Safety was seriously compromised when bikes were used beyond their capability, and they were prone to rolling and tipping in a range of circumstances.

There was a "Mexican stand-off" between competing factions over the need for roll-over or crush protection devices, with manufacturers arguing they made bikes unstable, but academics and engineers saying they improved safety.

In Australia, roll-over protection devices (ROPs) have been fitted to quad bikes used by government employees.

Coroner Shortland said in the next five to 10 years this would provide clear evidence on whether the devices prevented injury.

There was strong argument that ROPs should be considered, and while not perfect, they would more likely save the life of a rider than not, he said.

He endorsed the FarmSafe Quad Bike Licence programme, where farm workers were trained on bike safety and maintenance, but said a more widespread licensing and registration regime would be difficult to establish.

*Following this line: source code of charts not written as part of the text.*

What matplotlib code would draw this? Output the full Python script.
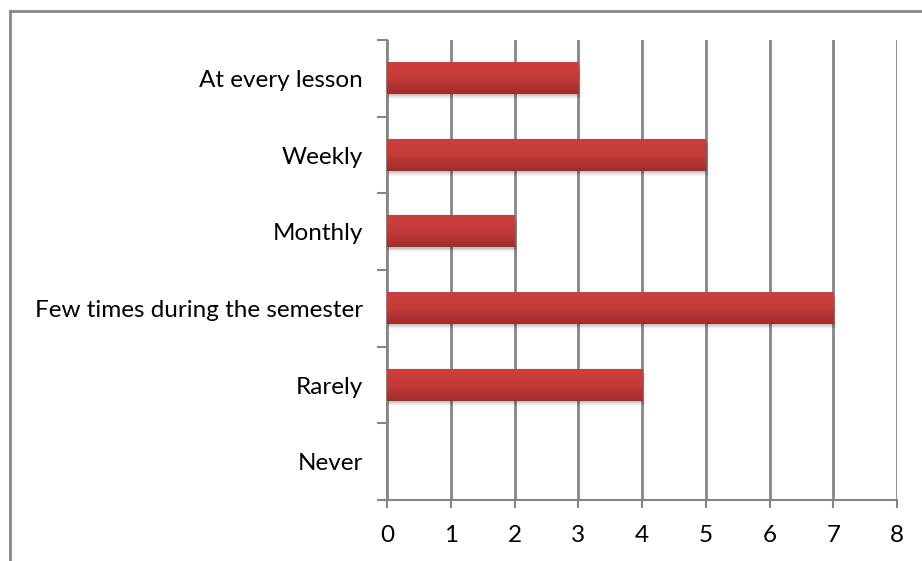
import numpy as np
import matplotlib.pyplot as plt
from matplotlib.colors import LinearSegmentedColormap
from matplotlib.lines import Line2D

# answers, bottom to top
categories = ["Never", "Rarely", "Few times during the semester",
              "Monthly", "Weekly", "At every lesson"]
counts = [0, 4, 7, 2, 5, 3]
xticks = [0, 1, 2, 3, 4, 5, 6, 7, 8]

grey = "#868686"
bar_h = 0.41

plt.rcParams["font.family"] = ["Lato", "DejaVu Sans"]

fig = plt.figure(figsize=(9.22, 5.61), dpi=100)
ax = fig.add_axes([387 / 922, 1 - 500 / 561, 510 / 922, 460 / 561])

# red bar fill, lighter at the top
cmap = LinearSegmentedColormap.from_list("barred", ["#a02c2c", "#c53b39", "#cd3f3d"])
grad = np.linspace(0, 1, 64).reshape(-1, 1)

for i, v in enumerate(counts):
    if v <= 0:
        continue
    # soft shadow under each bar
    for k, a in enumerate([0.07, 0.06, 0.05, 0.04, 0.03]):
        off = 0.015 + 0.012 * k
        ax.add_patch(plt.Rectangle((0.0, i - bar_h / 2 - off), v + 0.015 + 0.01 * k, bar_h,
                                   facecolor="black", alpha=a, lw=0, zorder=2))
    ax.imshow(grad, cmap=cmap, aspect="auto", origin="lower",
              extent=(0, v, i - bar_h / 2, i + bar_h / 2), zorder=3)

ax.set_xlim(0, 8)
ax.set_ylim(-0.5, len(categories) - 0.5)

ax.set_xticks(xticks)
ax.set_xticklabels([str(t) for t in xticks])
ax.set_yticks(range(len(categories)))
ax.set_yticklabels(categories)
ax.set_yticks(np.arange(-0.5, len(categories)), minor=True)

ax.grid(axis="x", color=grey, lw=2, zorder=1)
ax.grid(axis="y", visible=False)
ax.set_axisbelow(True)

for s in ["top", "right"]:
    ax.spines[s].set_visible(False)
for s in ["left", "bottom"]:
    ax.spines[s].set_color(grey)
    ax.spines[s].set_linewidth(1.5)

ax.tick_params(axis="y", which="major", length=0, pad=17.5, labelsize=17.5)
ax.tick_params(axis="y", which="minor", length=7, width=1.5, color=grey)
ax.tick_params(axis="x", length=6, width=1.5, color=grey, pad=12, labelsize=17.5)

# outer chart frame (cut off at right and bottom)
fig.add_artist(Line2D([10 / 922, 1], [1 - 11 / 561] * 2, color=grey, lw=2,
                      transform=fig.transFigure))
fig.add_artist(Line2D([10 / 922] * 2, [0, 1 - 11 / 561], color=grey, lw=2,
                      transform=fig.transFigure))

fig.savefig("out.png", dpi=100)
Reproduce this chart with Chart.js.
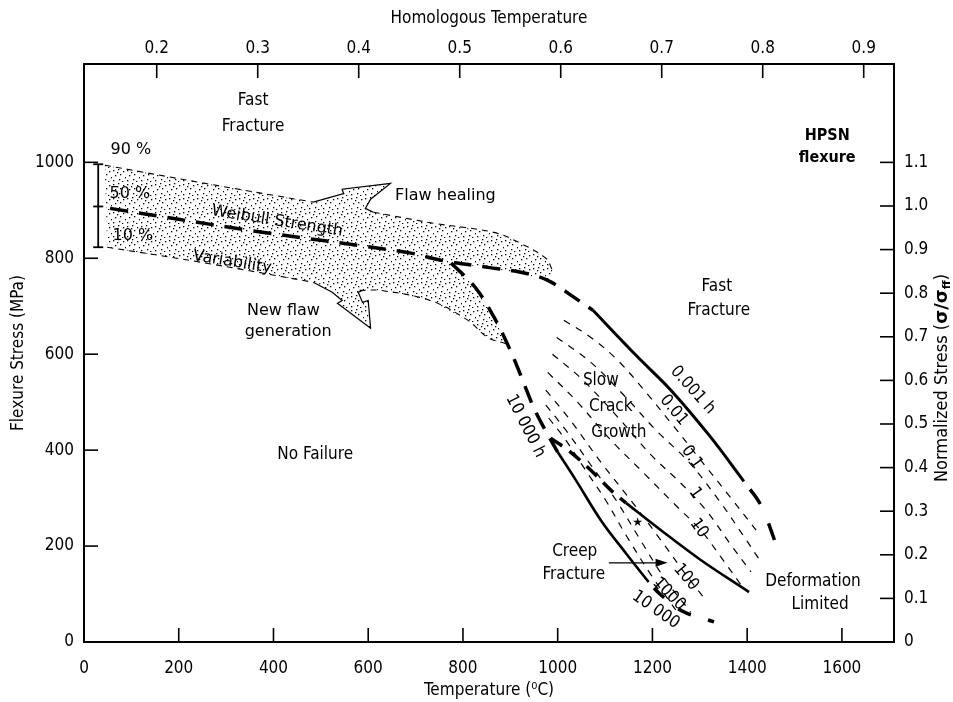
<!DOCTYPE html>
<html><head><meta charset="utf-8">
<script src="https://cdn.jsdelivr.net/npm/chart.js@4/dist/chart.umd.min.js"></script>
<style>html,body{margin:0;padding:0;background:#fff}canvas{display:block}</style>
</head><body>
<canvas id="c" width="953" height="702"></canvas>
<script>
// ---------- axis tick values ----------
const xTicks = [0,200,400,600,800,1000,1200,1400,1600];          // Temperature (°C)
const yTicks = [0,200,400,600,800,1000];                          // Flexure stress (MPa)
const homTicks = [0.2,0.3,0.4,0.5,0.6,0.7,0.8,0.9];               // Homologous temperature
const normTicks = [0,0.1,0.2,0.3,0.4,0.5,0.6,0.7,0.8,0.9,1.0,1.1]; // sigma / sigma_ff
const X_MAX = 1710, Y_MAX = 1205;
const HOM_MIN = 0.128, HOM_MAX = 0.930;
const SIGMA_FF = 909;

// ---------- curves [T (°C), stress (MPa)] ----------
const median50     = [[55,904],[351,858],[683,812],[753,796],[852,781],[922,771],[979,754],[1034,719],[1074,692]];
const fast0001     = [[1074,692],[1169,594],[1239,525],[1323,427],[1393,335]];
const fast0001Tail = [[1393,335],[1429,285],[1467,187]];
const crack10000h  = [[775,790],[827,738],[869,671],[900,608],[926,546],[947,494],[968,452],[1000,396]];
const creepA       = [[1000,396],[1038,338],[1091,254],[1144,185],[1192,125]];
const creepATail   = [[1192,125],[1218,98],[1266,63],[1330,42]];
const creepBDash   = [[985,425],[1027,396],[1070,358],[1116,313],[1144,290]];
const creepB       = [[1144,290],[1218,233],[1302,171],[1404,104]];
const scg001   = [[1013,671],[1070,635],[1127,587],[1186,521],[1243,452],[1302,379],[1366,300],[1419,233]];
const scg01    = [[998,635],[1070,583],[1144,510],[1207,442],[1277,375],[1340,296],[1391,223],[1429,167]];
const scg1     = [[989,600],[1049,550],[1123,473],[1197,390],[1260,331],[1313,275],[1366,202],[1408,146]];
const scg10    = [[979,562],[1038,504],[1112,421],[1186,348],[1249,285],[1302,233],[1349,171],[1387,119]];
const scg100   = [[975,525],[1027,462],[1091,375],[1154,296],[1218,212],[1271,140],[1313,87]];
const scg1000  = [[975,494],[1017,442],[1070,369],[1123,296],[1175,212],[1228,129],[1281,62]];
const scg10000 = [[981,467],[1017,421],[1059,358],[1101,296],[1144,223],[1197,140],[1249,67]];
const upper90a = [[44,994],[245,958],[484,917]];
const upper90b = [[611,896],[738,873],[865,854],[922,831],[975,800],[989,775]];
const lower10a = [[49,823],[245,792],[484,750]];
const lower10b = [[582,733],[626,733],[731,712],[810,671],[852,635],[890,622]];
const bandShape = [[44,994],[245,958],[484,917],[611,896],[738,873],[865,854],[922,831],[975,800],[989,775],[981,752],
                   [922,769],[852,781],[775,790],[827,738],[869,671],[890,622],[852,635],[810,671],[731,712],[626,733],
                   [582,733],[484,750],[245,792],[49,823]];
const arrowHeal = [[484,917],[548,935],[545,944],[647,956],[605,923],[594,904],[611,896]];
const arrowNew  = [[484,750],[524,729],[545,712],[535,706],[605,654],[600,712],[588,708],[579,729],[588,733]];
const errBar  = [[30,996],[30,823]];
const errCaps = [[30,996],[30,908],[30,823]];
const creepArrow = [[1108,165],[1232,165]];
const starMark = [[1169,248]];

// ---------- annotations [text, T, stress, rotation°, font kind] ----------
const labels = [
 ['Fast',357,1129,0,'c'],['Fracture',357,1075,0,'c'],
 ['HPSN',1569,1056,0,'b'],['flexure',1569,1010,0,'b'],
 ['90 %',99,1025,0,'g'],['50 %',97,935,0,'g'],['10 %',103,846,0,'g'],
 ['Weibull Strength',408,877,9,'g'],['Variability',313,792,9,'g'],
 ['Flaw healing',763,931,0,'g'],['New flaw',421,690,0,'g'],['generation',431,646,0,'g'],
 ['Fast',1336,740,0,'c'],['Fracture',1340,690,0,'c'],
 ['Slow',1091,544,0,'c'],['Crack',1112,490,0,'c'],['Growth',1129,437,0,'c'],
 ['No Failure',488,390,0,'c'],
 ['10 000 h',932,450,63,'c'],['0.001 h',1285,525,48,'c'],['0.01',1245,483,50,'c'],['0.1',1283,385,55,'c'],
 ['1',1290,310,55,'c'],['10',1298,237,55,'c'],['100',1271,135,50,'c'],['1000',1235,100,45,'c'],['10 000',1207,67,35,'c'],
 ['Creep',1036,188,0,'c'],['Fracture',1034,140,0,'c'],
 ['Deformation',1539,127,0,'c'],['Limited',1554,79,0,'c']
];

const FC = "'Liberation Sans Narrow','DejaVu Sans Condensed','Arial Narrow',sans-serif";
const FG = "'DejaVu Sans',sans-serif";
const pts = a => a.map(([x,y]) => ({x,y}));

const ctx0 = document.getElementById('c').getContext('2d');
function stipple(){
  const c = document.createElement('canvas'); c.width = 14; c.height = 14;
  const g = c.getContext('2d'); g.fillStyle = '#000';
  [[1,2],[6,1],[11,3],[3,7],[8,6],[13,9],[1,12],[7,11],[10,13],[5,4]].forEach(([x,y]) => g.fillRect(x,y,1.3,1.3));
  return ctx0.createPattern(c,'repeat');
}
const pat = stipple();

function L(data, w, dash, tension, order){
  return {data: pts(data), showLine:true, borderColor:'#000', borderWidth:w, borderDash:dash||[],
          pointRadius:0, tension: tension===undefined?0.35:tension, fill:false, order: order||1};
}
function shape(data, bw){
  return {data: pts(data), showLine:true, borderColor:'#000', borderWidth:bw, backgroundColor:pat,
          fill:'shape', pointRadius:0, tension:0, order:10};
}

const HEAVY = [18,11], THIN = [6,5], SCG = [7,7];
const datasets = [
  shape(bandShape,0),
  shape(arrowHeal,1.2),
  shape(arrowNew,1.2),
  L(median50,3.5,HEAVY),
  L(fast0001,3,[]),
  L(fast0001Tail,3.5,[0,10,18,11]),
  L(crack10000h,3.5,HEAVY),
  L(creepA,2.6,[]),
  L(creepATail,3.5,[0,8,14,10]),
  L(creepBDash,3.5,[14,9]),
  L(creepB,2.6,[]),
  L(scg001,1.2,SCG),L(scg01,1.2,SCG),L(scg1,1.2,SCG),L(scg10,1.2,SCG),
  L(scg100,1.2,SCG),L(scg1000,1.2,SCG),L(scg10000,1.2,SCG),
  L(upper90a,1.1,THIN),L(upper90b,1.1,THIN),L(lower10a,1.1,THIN),L(lower10b,1.1,THIN),
  L(errBar,1.8,[],0),
  {data: pts(errCaps), showLine:false, pointStyle:'line', pointRadius:5, borderColor:'#000', borderWidth:1.8, order:1}
];

const tickFont = {family: FC, size: 17};
const overlay = {
  id:'overlay',
  afterDraw(chart){
    const {ctx, chartArea:a, scales:s} = chart;
    ctx.save();
    ctx.strokeStyle = '#000'; ctx.fillStyle = '#000'; ctx.lineWidth = 1.6;
    const seg = (x1,y1,x2,y2) => {ctx.beginPath(); ctx.moveTo(x1,y1); ctx.lineTo(x2,y2); ctx.stroke();};
    const TL = 14;
    xTicks.forEach(v => { if (v===0) return; const p = s.x.getPixelForValue(v); seg(p,a.bottom,p,a.bottom-TL); });
    yTicks.forEach(v => { if (v===0) return; const p = s.y.getPixelForValue(v); seg(a.left,p,a.left+TL,p); });
    homTicks.forEach(v => { const p = s.x2.getPixelForValue(v); seg(p,a.top,p,a.top+TL); });
    normTicks.forEach(v => { if (v===0) return; const p = s.y2.getPixelForValue(v); seg(a.right,p,a.right-TL,p); });

    // annotations
    ctx.textAlign = 'center'; ctx.textBaseline = 'middle';
    labels.forEach(([t,x,y,r,k]) => {
      const px = s.x.getPixelForValue(x), py = s.y.getPixelForValue(y);
      ctx.font = k==='g' ? `16px ${FG}` : (k==='b' ? `bold 16px ${FC}` : `17px ${FC}`);
      ctx.save(); ctx.translate(px,py); ctx.rotate(r*Math.PI/180); ctx.fillText(t,0,0); ctx.restore();
    });

    // creep fracture arrow
    const ax1 = s.x.getPixelForValue(creepArrow[0][0]), ay1 = s.y.getPixelForValue(creepArrow[0][1]);
    const ax2 = s.x.getPixelForValue(creepArrow[1][0]), ay2 = s.y.getPixelForValue(creepArrow[1][1]);
    ctx.lineWidth = 1.4; seg(ax1,ay1,ax2-4,ay2);
    ctx.beginPath(); ctx.moveTo(ax2,ay2); ctx.lineTo(ax2-12,ay2-4); ctx.lineTo(ax2-12,ay2+4); ctx.closePath(); ctx.fill();

    // star
    ctx.font = `12px ${FG}`;
    starMark.forEach(([x,y]) => ctx.fillText('★', s.x.getPixelForValue(x), s.y.getPixelForValue(y)));

    // right axis title with subscript
    ctx.save();
    ctx.translate(942, 378); ctx.rotate(-Math.PI/2);
    ctx.textAlign = 'left'; ctx.textBaseline = 'middle';
    const f1 = `18px ${FC}`, f2 = `bold 18px ${FG}`, f3 = `bold 11px ${FG}`;
    const p1 = 'Normalized Stress (', p2 = 'σ/σ', p3 = 'ff', p4 = ')';
    ctx.font = f1; const w1 = ctx.measureText(p1).width, w4 = ctx.measureText(p4).width;
    ctx.font = f2; const w2 = ctx.measureText(p2).width;
    ctx.font = f3; const w3 = ctx.measureText(p3).width;
    let x = -(w1+w2+w3+w4)/2;
    ctx.font = f1; ctx.fillText(p1,x,0); x += w1;
    ctx.font = f2; ctx.fillText(p2,x,0); x += w2;
    ctx.font = f3; ctx.fillText(p3,x,5); x += w3;
    ctx.font = f1; ctx.fillText(p4,x,0);
    ctx.restore();
    ctx.restore();
  }
};

const noGrid = {display:false, drawTicks:false};
new Chart(ctx0, {
  type:'scatter',
  data:{datasets},
  options:{
    responsive:false, animation:false,
    layout:{padding:0},
    plugins:{legend:{display:false}, tooltip:{enabled:false}},
    scales:{
      x:{type:'linear', position:'bottom', min:0, max:X_MAX,
         afterBuildTicks: sc => { sc.ticks = xTicks.map(v => ({value:v})); },
         afterFit: sc => { sc.height = 60; },
         ticks:{font:tickFont, color:'#000', padding:16, maxRotation:0, autoSkip:false, callback: v => String(v)},
         grid:noGrid, border:{display:true, color:'#000', width:2},
         title:{display:true, text:'Temperature (⁰C)', font:{family:FC,size:17}, color:'#000', padding:{top:0,bottom:1}}},
      y:{type:'linear', position:'left', min:0, max:Y_MAX,
         afterBuildTicks: sc => { sc.ticks = yTicks.map(v => ({value:v})); },
         afterFit: sc => { sc.width = 84; },
         ticks:{font:tickFont, color:'#000', padding:10, autoSkip:false, callback: v => String(v)},
         grid:noGrid, border:{display:true, color:'#000', width:2},
         title:{display:true, text:'Flexure Stress (MPa)', font:{family:FC,size:17}, color:'#000', padding:{top:8,bottom:0}}},
      x2:{type:'linear', position:'top', min:HOM_MIN, max:HOM_MAX, display:true,
         afterBuildTicks: sc => { sc.ticks = homTicks.map(v => ({value:v})); },
         afterFit: sc => { sc.height = 64; },
         ticks:{font:tickFont, color:'#000', padding:5, maxRotation:0, autoSkip:false, callback: v => v.toFixed(1)},
         grid:noGrid, border:{display:true, color:'#000', width:2},
         title:{display:true, text:'Homologous Temperature', font:{family:FC,size:17}, color:'#000', padding:{top:8,bottom:0}}},
      y2:{type:'linear', position:'right', min:0, max:Y_MAX/SIGMA_FF, display:true,
         afterBuildTicks: sc => { sc.ticks = normTicks.map(v => ({value:v})); },
         afterFit: sc => { sc.width = 59; },
         ticks:{font:tickFont, color:'#000', padding:10, autoSkip:false, callback: v => v===0 ? '0' : v.toFixed(1)},
         grid:noGrid, border:{display:true, color:'#000', width:2}}
    }
  },
  plugins:[overlay]
});
</script>
</body></html>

There had been a marked increase in use of helmets, which was one of the key messages of an Ministry of Business, Innovation and Employment quad bike harm reduction project started in 2011.

The coroner endorsed the campaign's four messages, which also including proper training for riders, using the right bike for the job, and preventing children from riding adult bikes.

Farmers should also consider carrying a personal alarm, as many were trapped under their bikes for some time before succumbing to their injuries.

The five quad bike deaths:

*Carlos Frederick Mendoza, 52, died on his Dargaville farm between 14 and 16 September 2010, of positional asphyxia by having his body forced into an awkward position by the bike. Mr Mendoza wasn't wearing a helmet, had a rear-mounted spray unit on the back of the bike, and had traces of cannabis in his system at levels suggesting he may have been affected by the drug. Poor bike maintenance, including low tyre pressure, and the effect of the fluid in the spray unit, contributed to the roll-over.

*John Roderick McInnes, 64, died on his Hikurangi farm on September 25, 2010, of mechanical asphyxia. He had a spray unit mounted on the bike, and had been spraying a steep paddock when he was found face-down, with the bike on top of him. He was thought to have gotten off the bike to try to steady it, and lost his footing and been crushed. The steep, uneven surface contributed to the instability of the bike.

*Suzanne Claudia Ferguson, 62, died on her Kaikohe farm on August 9, 2010, of mechanical asphyxia. She had been feeding out silage from a trailer attached to a quad bike, and was found pinned by the bike against an electric fence. The bike appeared to have lost traction while going up a steep hill.

*Willem Lambertus van der Pasch, 57, died on his Otorohanga farm on September 2, 2011, of a head injury. He had been towing a trailer loaded with hay, and was found trapped under the upturned bike. He was not wearing a helmet, which could have reduced the head injury. The coroner found a moment of inattention may have led to him suddenly over-correcting and tipping the bike. The load on the trailer may have contributed.

*Grant Charles Cornelius, 53, died on his Dairy Flat farm on September 5, 2011, of positional/traumatic asphyxia after being crushed under the bike. He had cannabis in his system, equivalent to smoking a single cannabis cigarette about three hours prior to death, and was likely to have been affected by the drug. Evidence showed was using the drug to relieve back pain. Inconsistent tyre pressure and the weight of a rear-mounted spray unit were also factors in the death.